I would say the shared characteristics across all of these sellers is that the international buyers for Copart are very relevant. The international buyers, as you know, probably from having followed us for a while, generally buy cars that are more valuable, in fact, is much more valuable than the average car sold at Copart and that is true to the noninsurance vehicle. They are active participants, both as buyers and as bidders, which, of course, drives liquidity and drives selling prices for Copart as well.

Jash Patwa
Analyst at J.P. Morgan

Understood. That's very helpful color. Just one more for me on the fee side. I think it's been a couple of years since you have implemented any major fee hikes on the buy side.
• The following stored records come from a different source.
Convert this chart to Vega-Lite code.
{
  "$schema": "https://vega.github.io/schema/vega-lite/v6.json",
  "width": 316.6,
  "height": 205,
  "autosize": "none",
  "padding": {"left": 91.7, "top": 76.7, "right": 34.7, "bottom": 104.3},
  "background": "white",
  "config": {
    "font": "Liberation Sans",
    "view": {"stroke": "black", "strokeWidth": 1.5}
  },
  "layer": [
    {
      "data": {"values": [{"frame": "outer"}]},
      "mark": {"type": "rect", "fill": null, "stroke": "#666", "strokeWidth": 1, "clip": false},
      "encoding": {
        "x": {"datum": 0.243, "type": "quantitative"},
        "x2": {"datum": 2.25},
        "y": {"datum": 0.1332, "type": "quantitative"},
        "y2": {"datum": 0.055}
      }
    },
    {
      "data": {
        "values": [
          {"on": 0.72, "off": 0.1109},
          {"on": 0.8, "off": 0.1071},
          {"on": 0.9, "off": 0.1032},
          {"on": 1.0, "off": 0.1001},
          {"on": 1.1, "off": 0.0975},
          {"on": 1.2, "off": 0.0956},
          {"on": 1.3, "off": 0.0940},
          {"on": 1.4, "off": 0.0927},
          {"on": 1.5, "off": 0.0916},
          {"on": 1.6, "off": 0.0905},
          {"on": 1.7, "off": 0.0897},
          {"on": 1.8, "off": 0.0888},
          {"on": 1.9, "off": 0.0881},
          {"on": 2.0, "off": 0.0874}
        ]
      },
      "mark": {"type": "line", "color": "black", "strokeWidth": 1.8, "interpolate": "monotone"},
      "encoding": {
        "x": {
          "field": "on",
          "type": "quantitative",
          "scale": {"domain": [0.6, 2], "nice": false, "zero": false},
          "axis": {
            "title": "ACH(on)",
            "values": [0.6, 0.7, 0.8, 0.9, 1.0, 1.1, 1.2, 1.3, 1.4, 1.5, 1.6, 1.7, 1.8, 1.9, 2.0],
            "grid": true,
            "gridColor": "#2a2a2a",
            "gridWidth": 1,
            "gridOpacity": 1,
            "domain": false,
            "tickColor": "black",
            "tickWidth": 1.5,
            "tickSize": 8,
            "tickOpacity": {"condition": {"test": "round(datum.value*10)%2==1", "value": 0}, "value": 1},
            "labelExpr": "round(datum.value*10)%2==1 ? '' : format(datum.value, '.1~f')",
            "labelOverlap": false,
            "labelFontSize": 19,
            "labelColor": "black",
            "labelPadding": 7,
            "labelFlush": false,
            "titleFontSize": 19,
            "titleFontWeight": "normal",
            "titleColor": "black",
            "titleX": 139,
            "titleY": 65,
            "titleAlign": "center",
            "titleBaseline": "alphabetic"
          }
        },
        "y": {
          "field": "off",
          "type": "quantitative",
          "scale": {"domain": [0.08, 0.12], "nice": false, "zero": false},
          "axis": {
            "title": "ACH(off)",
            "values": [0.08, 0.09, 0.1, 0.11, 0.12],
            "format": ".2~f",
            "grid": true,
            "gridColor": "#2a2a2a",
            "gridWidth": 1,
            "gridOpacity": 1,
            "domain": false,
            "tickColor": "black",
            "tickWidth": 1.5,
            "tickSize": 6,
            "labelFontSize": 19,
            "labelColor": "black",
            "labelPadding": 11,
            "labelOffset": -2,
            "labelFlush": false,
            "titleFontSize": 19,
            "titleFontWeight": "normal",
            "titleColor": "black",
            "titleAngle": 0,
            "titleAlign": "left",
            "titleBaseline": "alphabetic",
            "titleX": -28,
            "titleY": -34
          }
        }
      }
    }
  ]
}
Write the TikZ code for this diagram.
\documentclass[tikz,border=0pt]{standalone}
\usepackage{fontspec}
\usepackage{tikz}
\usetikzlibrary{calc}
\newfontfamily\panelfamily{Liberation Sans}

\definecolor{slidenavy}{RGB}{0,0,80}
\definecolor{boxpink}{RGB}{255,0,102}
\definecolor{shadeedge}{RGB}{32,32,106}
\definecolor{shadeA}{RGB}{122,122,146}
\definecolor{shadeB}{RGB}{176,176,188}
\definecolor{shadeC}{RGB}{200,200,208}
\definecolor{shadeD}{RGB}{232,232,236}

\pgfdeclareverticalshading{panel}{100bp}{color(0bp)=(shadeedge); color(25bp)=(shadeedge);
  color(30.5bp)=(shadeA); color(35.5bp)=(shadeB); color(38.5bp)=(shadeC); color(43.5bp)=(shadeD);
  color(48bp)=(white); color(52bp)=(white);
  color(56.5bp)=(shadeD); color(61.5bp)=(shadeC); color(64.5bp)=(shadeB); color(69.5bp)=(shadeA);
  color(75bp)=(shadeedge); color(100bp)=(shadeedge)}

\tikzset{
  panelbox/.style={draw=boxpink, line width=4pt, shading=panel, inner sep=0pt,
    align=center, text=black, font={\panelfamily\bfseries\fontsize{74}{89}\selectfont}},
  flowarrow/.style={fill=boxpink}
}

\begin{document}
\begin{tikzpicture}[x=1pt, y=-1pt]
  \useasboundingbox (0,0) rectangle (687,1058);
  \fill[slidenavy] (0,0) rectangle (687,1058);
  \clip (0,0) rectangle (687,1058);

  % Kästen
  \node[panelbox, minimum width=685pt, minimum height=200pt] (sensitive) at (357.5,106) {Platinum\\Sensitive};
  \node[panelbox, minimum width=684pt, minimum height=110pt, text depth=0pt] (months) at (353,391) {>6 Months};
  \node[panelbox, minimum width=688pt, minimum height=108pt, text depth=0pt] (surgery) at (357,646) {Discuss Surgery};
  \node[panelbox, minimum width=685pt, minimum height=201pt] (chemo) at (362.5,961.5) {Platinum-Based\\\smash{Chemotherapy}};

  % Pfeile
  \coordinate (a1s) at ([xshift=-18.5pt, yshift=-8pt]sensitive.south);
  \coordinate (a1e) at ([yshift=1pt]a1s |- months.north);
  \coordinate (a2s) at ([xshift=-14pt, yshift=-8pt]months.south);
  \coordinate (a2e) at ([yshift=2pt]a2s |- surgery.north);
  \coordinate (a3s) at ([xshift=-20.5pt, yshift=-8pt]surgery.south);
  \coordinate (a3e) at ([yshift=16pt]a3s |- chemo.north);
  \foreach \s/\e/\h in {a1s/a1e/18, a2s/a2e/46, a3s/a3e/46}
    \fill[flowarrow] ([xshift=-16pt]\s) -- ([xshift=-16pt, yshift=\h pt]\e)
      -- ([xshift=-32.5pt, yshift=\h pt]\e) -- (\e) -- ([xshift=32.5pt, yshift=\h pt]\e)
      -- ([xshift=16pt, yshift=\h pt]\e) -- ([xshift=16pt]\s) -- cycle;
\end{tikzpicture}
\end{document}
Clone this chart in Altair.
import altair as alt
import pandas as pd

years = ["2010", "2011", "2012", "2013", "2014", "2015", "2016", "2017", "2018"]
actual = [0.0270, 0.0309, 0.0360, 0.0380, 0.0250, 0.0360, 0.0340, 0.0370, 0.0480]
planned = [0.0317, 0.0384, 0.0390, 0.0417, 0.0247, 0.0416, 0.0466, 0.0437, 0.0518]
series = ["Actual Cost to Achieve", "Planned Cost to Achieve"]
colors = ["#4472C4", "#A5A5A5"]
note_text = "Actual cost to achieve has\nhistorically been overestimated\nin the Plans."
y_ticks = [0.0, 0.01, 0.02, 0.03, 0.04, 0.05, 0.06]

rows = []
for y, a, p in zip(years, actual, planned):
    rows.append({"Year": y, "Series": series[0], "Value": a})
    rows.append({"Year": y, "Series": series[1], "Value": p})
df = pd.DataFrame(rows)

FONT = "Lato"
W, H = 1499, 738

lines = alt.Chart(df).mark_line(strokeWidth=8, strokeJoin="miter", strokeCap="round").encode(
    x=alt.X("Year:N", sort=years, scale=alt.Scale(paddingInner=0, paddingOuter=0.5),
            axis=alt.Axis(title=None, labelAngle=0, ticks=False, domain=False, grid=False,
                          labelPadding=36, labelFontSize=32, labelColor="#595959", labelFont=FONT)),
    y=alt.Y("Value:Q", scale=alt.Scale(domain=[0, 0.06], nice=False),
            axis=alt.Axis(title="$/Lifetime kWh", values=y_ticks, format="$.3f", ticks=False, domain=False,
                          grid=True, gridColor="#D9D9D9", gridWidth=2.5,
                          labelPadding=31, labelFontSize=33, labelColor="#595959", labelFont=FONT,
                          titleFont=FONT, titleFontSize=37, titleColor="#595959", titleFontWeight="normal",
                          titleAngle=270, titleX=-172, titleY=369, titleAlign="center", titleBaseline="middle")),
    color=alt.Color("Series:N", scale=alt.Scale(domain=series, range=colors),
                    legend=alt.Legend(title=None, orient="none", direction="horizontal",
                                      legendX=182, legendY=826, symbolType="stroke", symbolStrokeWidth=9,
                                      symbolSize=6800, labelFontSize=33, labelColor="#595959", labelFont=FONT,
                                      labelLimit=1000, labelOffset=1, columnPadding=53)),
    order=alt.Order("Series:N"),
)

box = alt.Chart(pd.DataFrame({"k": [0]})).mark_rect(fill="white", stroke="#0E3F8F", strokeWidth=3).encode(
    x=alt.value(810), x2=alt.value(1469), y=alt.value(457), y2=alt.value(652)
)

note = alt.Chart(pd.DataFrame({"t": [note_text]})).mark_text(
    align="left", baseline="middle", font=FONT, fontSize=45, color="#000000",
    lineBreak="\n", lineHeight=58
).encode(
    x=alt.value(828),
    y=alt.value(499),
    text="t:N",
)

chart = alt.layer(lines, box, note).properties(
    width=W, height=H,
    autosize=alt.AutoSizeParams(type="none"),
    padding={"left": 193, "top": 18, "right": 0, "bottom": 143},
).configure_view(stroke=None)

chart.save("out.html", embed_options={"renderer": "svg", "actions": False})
Curious if you could share any color around the historical framework for fee increases with pricing moderating on the salvage car side as well as on the whole car side? And wondering if any changes in the competitive environment have altered your approach to fee hikes in recent years?

Jeff Liaw
Chief Executive Officer at Copart

Yeah. I'll acknowledge that's a good and reasonable substantive question. It's one we don't address on informs like this one. But we view ourselves as responsible long-term stewards of this business. We focus first and foremost on delivering value to our sellers, to our buyers. And we trust that in the long run, we'll also capture our appropriate share thereof. So we don't talk about fee schedules. I would encourage you to pursue that research through third parties.

Jash Patwa
Analyst at J.P. Morgan

Appreciate it. Thank you.

Operator

Thank you. There are no further questions at this time. I'd like to pass the call back over to Jeff for closing comments.

Jeff Liaw
Chief Executive Officer at Copart

Thank you for joining us. We'll talk to you in a couple of months.